Soto was an individual runner-up and third-place finisher for the Tritons, who won team gold both seasons with him in the lineup.
The environment outside of the college wasn't all-too-different for Soto, who was born in Porterville and currently resides still in California.
"Going from California to Iowa wasn't too big of a culture change," he said. "Being from a small town and agricultural area here in California made my transition a lot easier. I was used to seeing cornfields, dirt roads and the slow-paced small-town living already."
However, there were a couple of variables that left him missing the sunny days of the coast.
"The biggest change was the winter," Soto said. "The snow, the cold and the wind."
While helping Iowa Central excel on the mats, Soto also began to formulate a plan for his post-college future in MMA.
"I knew I wanted to pursue MMA as a career while attending Iowa Central," he said. "I was always interested in competing in mixed martial arts after watching it as a young kid with my uncle.
"In high school, I would go to fights in my hometown, but it wasn't until I was attending Iowa Central when the UFC really began to take off with The Ultimate Fighter and a career in fighting seemed more possible."

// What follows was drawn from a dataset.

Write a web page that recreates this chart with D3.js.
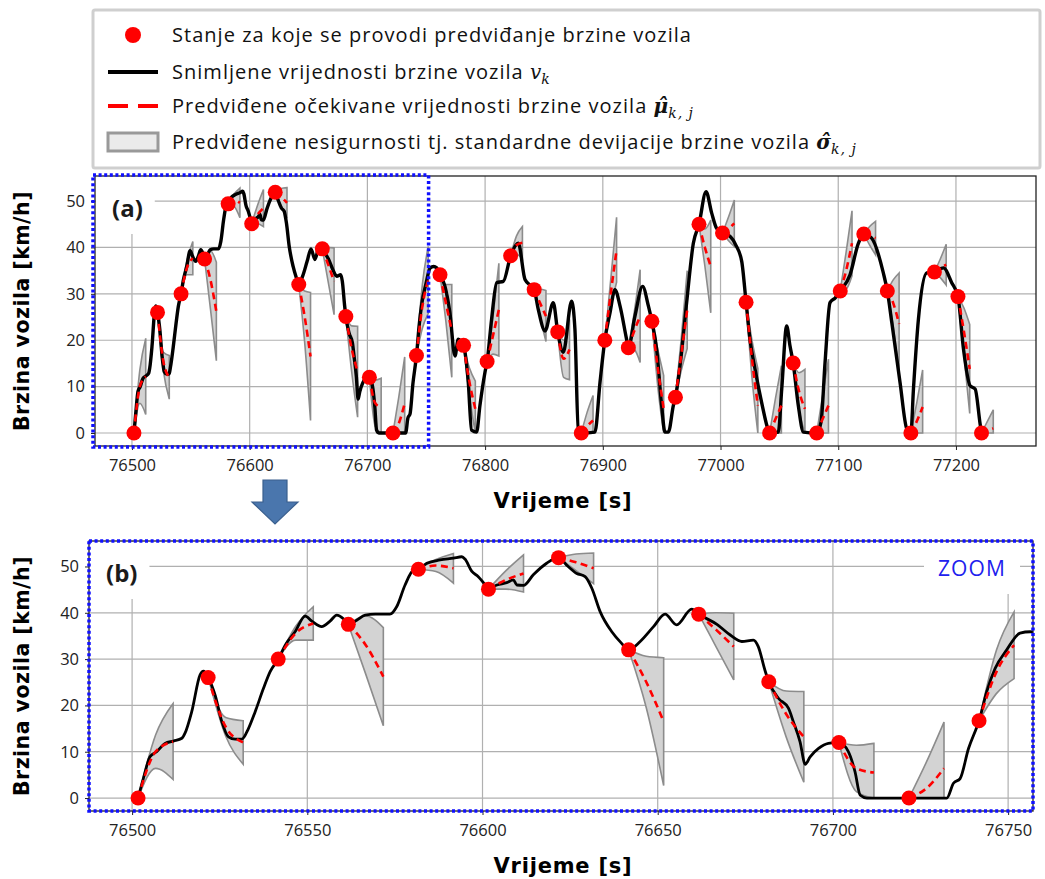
<!DOCTYPE html>
<html><head><meta charset="utf-8">
<script src="https://cdn.jsdelivr.net/npm/d3@7"></script>
<style>body{margin:0;background:#fff} svg{display:block}</style>
</head><body><svg id="c" width="1045" height="879"></svg>
<script>
// ---------------- DATA ----------------
const speedTime = [76501.7,76503.2,76505.1,76507,76509.4,76511.8,76514.2,76515.1,76517,76519.4,76520.4,76521.7,76523.7,76525.6,76527.5,76529.4,76531.3,76533.2,76535.1,76537.5,76539.4,76541.7,76543.7,76546.5,76549.4,76551.3,76554.1,76556.5,76558.4,76560.3,76561.7,76564.1,76566.5,76569.4,76573.6,76575.5,76577.9,76580.3,76581.7,76584.1,76587.9,76591.7,76594.1,76595,76596.9,76598.8,76600.7,76601.7,76604.1,76606.9,76608.8,76609.8,76611.7,76614.5,76618.3,76621.7,76624,76626.9,76629.3,76631.2,76633.6,76636.9,76639.7,76641.7,76645,76648.8,76652.1,76655.4,76659.7,76661.7,76666.9,76670.7,76674,76677.3,76678.7,76680.6,76681.7,76684.5,76687.3,76688.7,76690.6,76692.1,76693.5,76695.9,76698.7,76701.7,76704.4,76706.3,76707.8,76709.7,76720,76732.5,76734.4,76736.3,76738.7,76741.1,76741.7,76743.9,76746.3,76749.6,76753.4,76756.3,76758.8,76761.7,76765.9,76770.1,76774.4,76777.2,76780.1,76781.7,76785.7,76788.5,76792.8,76795.6,76799.9,76801.7,76805.5,76809.8,76815.5,76821.7,76828.2,76833.9,76839.5,76841.7,76845.2,76850.9,76857.9,76861.7,76866.4,76873.5,76876.3,76879.2,76881.7,76893.3,76897.6,76901.7,76906.1,76910.3,76914.6,76920.2,76921.7,76927.3,76933.8,76938.7,76941.7,76945.7,76950,76952.8,76955.7,76959.9,76961.7,76965.6,76971.2,76976.9,76981.7,76987.7,76992.5,76996.7,77001.7,77008,77013,77018,77021.7,77025,77029.3,77034.9,77040.6,77041.7,77049.1,77052,77056.2,77059,77061.7,77066.1,77070.4,77081.7,77085.4,77088.8,77093,77097.3,77101.7,77110,77117.1,77121.7,77128.4,77138.3,77141.7,77145.5,77152.5,77158.2,77161.7,77163.9,77168.1,77175.2,77181.7,77189.4,77196.4,77201.7,77206.4,77212,77216.3,77220.5,77221.7];
const speedKmh = [0,4.2,8.9,10,11.8,12.3,12.9,14,18.6,26.6,27.4,26,22.2,16.5,13.2,12.7,12.7,15,18.6,23.7,27.3,30,33,35.9,39.3,38.2,37,38.2,39.5,38.7,37.5,38.4,39.5,39.7,39.7,41.3,46,49.2,49.4,50.7,51.4,51.8,52.1,51.6,49,47.8,46.1,45.1,46,46.5,47.1,46,45.9,48.2,50.7,51.9,50.3,48.5,47.8,45.3,40.2,35.9,33.4,32,33.8,37,39.7,37.4,40.8,39.7,37.5,35.2,33.8,34.1,32.7,27.6,25.1,21.5,19.4,16.5,12.2,7.3,8.9,10.7,11.8,12,10,5.7,0.6,0,0,0,3.2,4.2,10.7,15.4,16.7,23,28,32,35.6,35.9,35.6,34.1,31.6,25.9,16.6,20.2,19.5,18.9,10.9,0.6,0.2,5.9,13.1,15.4,24.5,32.4,32.7,38.2,40.9,33.1,31.6,30.9,26.6,22,28.1,21.8,17.4,28.4,22.4,0.2,0,0.2,10.9,20,25.9,30.9,27.4,20.2,18.4,25.2,31.6,27.4,24.1,18.1,5.9,0.2,0.2,5.9,7.7,14.5,28.1,40.9,45,52,47.4,44.1,43.1,42.4,40.5,37,28.2,20.2,13.8,6.6,0.6,0,0.2,9.5,23.1,18.8,15.1,5.9,0.2,0,2.4,15.2,28.1,29.1,30.6,34.1,40.9,42.9,42,34.5,30.6,23.8,10.9,0.9,0,9.5,24.5,34.5,34.7,35.6,32.4,29.4,18.1,10.2,9.5,2,0];

const stateTime = [76501.7,76521.7,76541.7,76561.7,76581.7,76601.7,76621.7,76641.7,76661.7,76681.7,76701.7,76721.7,76741.7,76761.7,76781.7,76801.7,76821.7,76841.7,76861.7,76881.7,76901.7,76921.7,76941.7,76961.7,76981.7,77001.7,77021.7,77041.7,77061.7,77081.7,77101.7,77121.7,77141.7,77161.7,77181.7,77201.7,77221.7];
const stateSpeed = [0,26,30,37.5,49.4,45.1,51.9,32,39.7,25.1,12,0,16.7,34.1,18.9,15.4,38.2,30.9,21.8,0,20,18.4,24.1,7.7,45,43.1,28.2,0,15.1,0,30.6,42.9,30.6,0,34.7,29.4,0];

// prediction at horizon offsets 0 s, 5 s, 10 s
const predOffsets = [0, 5, 10];
const predMeanMid = [10,15.4,35.6,33,50.2,47.1,50.9,25.1,36.3,18.1,6.4,2.1,27.3,28,11,21,40.5,28,16,1.5,30,22,14,17,40,44,16,3,9,3,35,42.5,28,2.5,35.5,22,0.5];
const predMeanEnd = [12.2,12,37.7,26.2,49.6,48.5,49.6,16.5,32.7,13.2,5.5,6.4,33,22,5.2,26.6,41,25.2,18,2.7,39.5,25.2,5.2,26.6,35.9,45.2,5.9,5.9,5.2,5.9,40.9,42,23.5,5.6,36.3,13.8,1];
const predSigmaMid = [3.6,2,1.5,6.3,1.3,2,1.8,5.5,3.7,5,5,5.7,4.7,4,3,4,2,3,4,3,3,4,4,3.5,4,2.5,4,4.5,4,5,4,2,5,4,2,5,2];
const predSigmaEnd = [8.2,4.7,3.6,10.6,3.2,4,3.3,13.8,7.2,9.8,6.3,10,7.2,10,6,10,3.5,5.5,6.5,5.4,7,10,7.2,8.4,10,5,8,8.6,8.5,10,7,3.6,11,8,4.4,9.6,4];

const xTicksA = [76500,76600,76700,76800,76900,77000,77100,77200];
const xTicksB = [76500,76550,76600,76650,76700,76750];
const yTicks = [0,10,20,30,40,50];
const zoomEnd = 76752;

const legendLabels = [
  ["Stanje za koje se provodi predviđanje brzine vozila"],
  ["Snimljene vrijednosti brzine vozila ", "v", "k"],
  ["Predviđene očekivane vrijednosti brzine vozila ", "\u03BC\u0302", "k, j"],
  ["Predviđene nesigurnosti tj. standardne devijacije brzine vozila ", "\u03C3\u0302", "k, j"]
];
const xLabel = "Vrijeme [s]";
const yLabel = "Brzina vozila [km/h]";

// ---------------- DRAW ----------------
const svg = d3.select("#c");
const FONT = "'Open Sans', 'DejaVu Sans', sans-serif";
const BFONT = "'DejaVu Sans', sans-serif";
const RED = "#ff0000";

function fitWidth(sel, target) {
  const n = sel.node();
  const len = n.getComputedTextLength();
  const ls = (target - len) / n.textContent.length;
  sel.attr("letter-spacing", ls);
  return ls;
}

function panel(cfg) {
  const {left, right, top, bottom, xDom, yDom, ticksX, id, lw, dotR, tag} = cfg;
  const x = d3.scaleLinear().domain(xDom).range([left, right]);
  const y = d3.scaleLinear().domain(yDom).range([bottom, top]);
  const g = svg.append("g");
  svg.append("clipPath").attr("id", id).append("rect")
    .attr("x", left).attr("y", top).attr("width", right - left).attr("height", bottom - top);

  // grid
  const grid = g.append("g").attr("stroke", "#b0b0b0").attr("stroke-width", 1.2);
  ticksX.forEach(t => grid.append("line").attr("x1", x(t)).attr("x2", x(t)).attr("y1", top).attr("y2", bottom));
  yTicks.forEach(v => grid.append("line").attr("x1", left).attr("x2", right).attr("y1", y(v)).attr("y2", y(v)));

  // tag label with white box
  const tagG = g.append("g");
  const tagBox = tagG.append("rect").attr("fill", "#fff");
  const tagT = tagG.append("text").attr("x", left + 17).attr("y", top + 41)
    .attr("font-family", FONT).attr("font-size", 24).attr("font-weight", "bold").attr("fill", "#1b1b1b").text(tag);
  const bb = tagT.node().getBBox();
  tagBox.attr("x", left + 1).attr("y", top + 1).attr("width", bb.x + bb.width + 12 - left - 1).attr("height", bb.y + bb.height + 10 - top - 1);

  const plot = g.append("g").attr("clip-path", `url(#${id})`);
  // bands
  const area = d3.area().x(d => x(d.t)).y0(d => y(Math.max(0, d.m - d.s))).y1(d => y(d.m + d.s)).curve(d3.curveMonotoneX);
  const line = d3.line().x(d => x(d.t)).y(d => y(d.m)).curve(d3.curveMonotoneX);
  const fans = stateTime.map((t, i) => {
    const m = [stateSpeed[i], predMeanMid[i], predMeanEnd[i]];
    const s = [0, predSigmaMid[i], predSigmaEnd[i]];
    return predOffsets.map((o, k) => ({t: t + o, m: m[k], s: s[k]}));
  });
  plot.append("g").selectAll("path").data(fans).join("path")
    .attr("d", area).attr("fill", "#d3d3d3").attr("stroke", "#8c8c8c").attr("stroke-width", 1.6);
  // measured speed
  const sp = speedTime.map((t, i) => ({t, v: speedKmh[i]}));
  plot.append("path").datum(sp).attr("d", d3.line().x(d => x(d.t)).y(d => y(d.v)).curve(d3.curveMonotoneX))
    .attr("fill", "none").attr("stroke", "#000").attr("stroke-width", lw).attr("stroke-linejoin", "round");
  // predicted mean
  plot.append("g").selectAll("path").data(fans).join("path")
    .attr("d", line).attr("fill", "none").attr("stroke", RED).attr("stroke-width", 2.6).attr("stroke-dasharray", "7,4.5");
  // dots
  plot.append("g").selectAll("circle").data(stateTime).join("circle")
    .attr("cx", d => x(d)).attr("cy", (d, i) => y(stateSpeed[i])).attr("r", dotR).attr("fill", RED);

  // frame
  g.append("rect").attr("x", left).attr("y", top).attr("width", right - left).attr("height", bottom - top)
    .attr("fill", "none").attr("stroke", "#222").attr("stroke-width", 1.3);

  // axes
  const ax = g.append("g").attr("transform", `translate(0,${bottom})`)
    .call(d3.axisBottom(x).tickValues(ticksX).tickFormat(d3.format("d")).tickSize(4).tickPadding(9));
  const ay = g.append("g").attr("transform", `translate(${left},0)`)
    .call(d3.axisLeft(y).tickValues(yTicks).tickSize(4).tickPadding(6));
  [ax, ay].forEach(a => {
    a.select(".domain").remove();
    a.selectAll("text").attr("font-family", FONT).attr("font-size", 16.5).attr("fill", "#222");
    a.selectAll("line").attr("stroke", "#222");
  });
  const xl = g.append("text").attr("x", 563).attr("y", bottom + 62).attr("text-anchor", "middle")
    .attr("font-family", BFONT).attr("font-size", 21).attr("font-weight", "bold").text(xLabel);
  fitWidth(xl, 139);
  const yl = g.append("text").attr("transform", `translate(29,${(top + bottom) / 2}) rotate(-90)`).attr("text-anchor", "middle")
    .attr("font-family", BFONT).attr("font-size", 20.5).attr("font-weight", "bold").text(yLabel);
  fitWidth(yl, 240);
  return {x, y, g};
}

const A = panel({left: 95, right: 1036, top: 176, bottom: 446, xDom: [76468.6, 77268], yDom: [-2.8, 55.4],
  ticksX: xTicksA, id: "clipA", lw: 3.4, dotR: 7.5, tag: "(a)"});
const B = panel({left: 89, right: 1033, top: 541, bottom: 811, xDom: [76487.7, 76757.1], yDom: [-2.8, 55.5],
  ticksX: xTicksB, id: "clipB", lw: 2.8, dotR: 7.5, tag: "(b)"});

// zoom rectangle in panel (a)
const blue = "#1010ff";
svg.append("rect").attr("x", 93).attr("y", 175).attr("width", A.x(zoomEnd) - 93).attr("height", 447 - 175)
  .attr("fill", "none").attr("stroke", blue).attr("stroke-width", 3.5).attr("stroke-dasharray", "3,2.6");
svg.append("rect").attr("x", 89).attr("y", 541).attr("width", 1033 - 89).attr("height", 811 - 541)
  .attr("fill", "none").attr("stroke", blue).attr("stroke-width", 3.5).attr("stroke-dasharray", "3,2.6");
// ZOOM label
const zg = svg.append("g");
const zbox = zg.append("rect").attr("fill", "#fff");
const zt = zg.append("text").attr("x", 972).attr("y", 576).attr("text-anchor", "middle")
  .attr("font-family", FONT).attr("font-size", 21).attr("fill", "#2020ee").text("ZOOM");
fitWidth(zt, 68);
const zb = zt.node().getBBox();
zbox.attr("x", zb.x - 14).attr("y", 543).attr("width", zb.width + 28).attr("height", zb.y + zb.height + 12 - 543);

// arrow
svg.append("path").attr("d", "M263,480 L287,480 L287,502 L298,502 L275,524 L252,502 L263,502 Z")
  .attr("fill", "#4a76ad").attr("stroke", "#3a5f8e").attr("stroke-width", 1.2);

// legend
const lg = svg.append("g");
lg.append("rect").attr("x", 93).attr("y", 10).attr("width", 947).attr("height", 158).attr("rx", 2)
  .attr("fill", "#fff").attr("stroke", "#cfcfcf").attr("stroke-width", 3);
const rowsY = [35, 72, 106, 142];
lg.append("circle").attr("cx", 133).attr("cy", rowsY[0]).attr("r", 8).attr("fill", RED);
lg.append("line").attr("x1", 108).attr("x2", 158).attr("y1", rowsY[1]).attr("y2", rowsY[1]).attr("stroke", "#000").attr("stroke-width", 4);
lg.append("line").attr("x1", 108).attr("x2", 158).attr("y1", rowsY[2]).attr("y2", rowsY[2]).attr("stroke", RED).attr("stroke-width", 4).attr("stroke-dasharray", "20,10");
lg.append("rect").attr("x", 108).attr("y", rowsY[3] - 9).attr("width", 50).attr("height", 18).attr("fill", "#ebebeb").attr("stroke", "#999").attr("stroke-width", 3);
let legendSpacing = null;
legendLabels.forEach((parts, i) => {
  const t = lg.append("text").attr("x", 172).attr("y", rowsY[i] + 7).attr("font-family", FONT).attr("font-size", 20).attr("fill", "#111");
  const main = t.append("tspan").text(parts[0]);
  if (legendSpacing === null) legendSpacing = fitWidth(main, 520);
  else main.attr("letter-spacing", legendSpacing);
  if (parts.length > 1) {
    t.append("tspan").attr("letter-spacing", 0).attr("font-family", "'DejaVu Serif', serif").attr("font-style", "italic")
      .attr("font-weight", i > 1 ? "bold" : "normal").attr("font-size", 20).text(parts[1]);
    t.append("tspan").attr("letter-spacing", 1).attr("font-family", "'DejaVu Serif', serif").attr("font-style", "italic")
      .attr("font-size", 14).attr("dy", 5).text(parts[2]);
  }
});
</script></body></html>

Soto added that "Iowa Central was a big help in preparing me for my future because after I left school, I transitioned into a career in MMA. Being around high-level competitors and competition gave me experience that better prepared me."
In 2006, he had his first professional bout, going on to compete 25 times over the next several years. Soto won his first nine fights, including a 2009 victory over Yahir Reyes to claim the first-ever Bellator featherweight world championship.
He would also win the Tachi Palace Fights bantamweight belt in 2014 and fought later that year against then-UFC bantamweight champion T.J. Dillashaw for the title.
Soto, who grew up idolizing the likes of BJ Penn, Nick Diaz, Kazushi Sakuraba and Jeremy Horn, claimed three consecutive wins inside the world-famous Octagon in 2016-17, including two via submission.
"Some of my fondest memories in my career have been meeting people and developing friendships with them that will last a lifetime," said Soto, who owns 18 career wins. "Also traveling the country and the world, and competing against the best fighters in the world.
"Experiencing great triumphs and defeats, along with growing as a human being through fighting."
Soto and his wife, Rocio, live in Santa Rosa, California with their family.